KALP HIZI DEĞİŞKENLİĞİ HANGİ HASTALIKLARDA ETKİLİDİR?
Astım ve irritable bağırsak sendromu gibi çok çeşitli hastalıklar bu kardiyorespiratuar geribildirim eğitimine cevap verdiği ortaya çıkmıştır. Astım ve irritable bağırsak sendromu yanısıra sickling vomiting sendrom tekrarlayan karın ağrıları, fibromiyalji, kas romatizması, boyun fıtığı ve bel fıtığına bağlı boyun ve bel ağrıları, omuz, dirsek, diz, kalça ağrıları, kardiyak rehabilitasyon, hipertansiyon, kronik yaygın kas ağrıları, gebelikte oluşan hipertansiyon, depresyon, anksiyete, uykusuzluk gibi pek çok hastalıkta etkili olabilir.
KALP HIZI DEĞİŞİKLİĞİ BİOFEEDBACK TERAPİSİ NASIL ETKİ EDER?
Desteklenen en önemli mekanizma baroreseptör homeostazi güçlendirilmesidir.

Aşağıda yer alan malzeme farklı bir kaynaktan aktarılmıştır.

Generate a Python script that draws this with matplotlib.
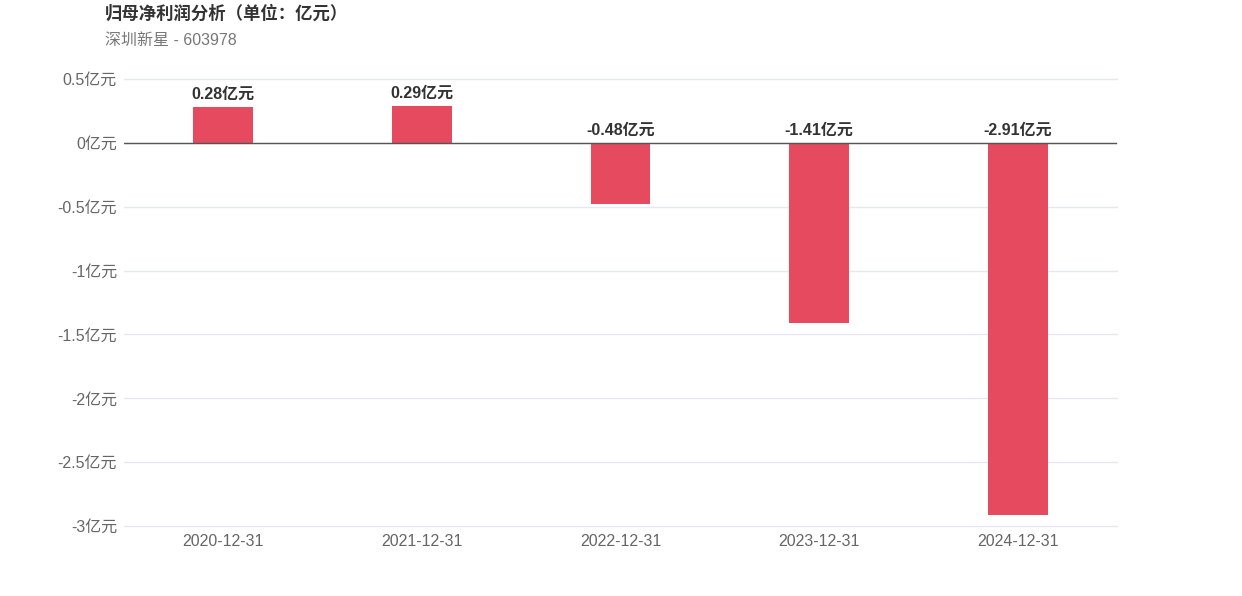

Son zamanlarda vagal afferent yolun, beynin ön kortikal bölgesine yani frontal bölgesine olan etkisi ortaya koyulmuştur.
1990'larda Lehrer ve arkadaşları kardiyorespiratuar müdahale şeklini denemeye başlamıştır ve bunu solunum sinüs aritmisi, kalp hızı değişkenliği biofeedback ve rezonans frekans geri bildirimi olarak tanımlamıştır.
Katılımcılar yavaş nefes alma manevraları ile solunum sinüs aritmisini maksimuma çıkarmaya ve sinüs dalgası benzeri bir eğri oluşturmaya ve solunum sinüs aritmisini, kalp atış hızı desenleri ile eşleştirmeye çalışır. Kalp atış hızı nefes alma sırasında artar, nefes verme sırasında azalır. Solunum sinüs aritmisi bu döngü sırasında oluşan kardiyolojik bir durumdur.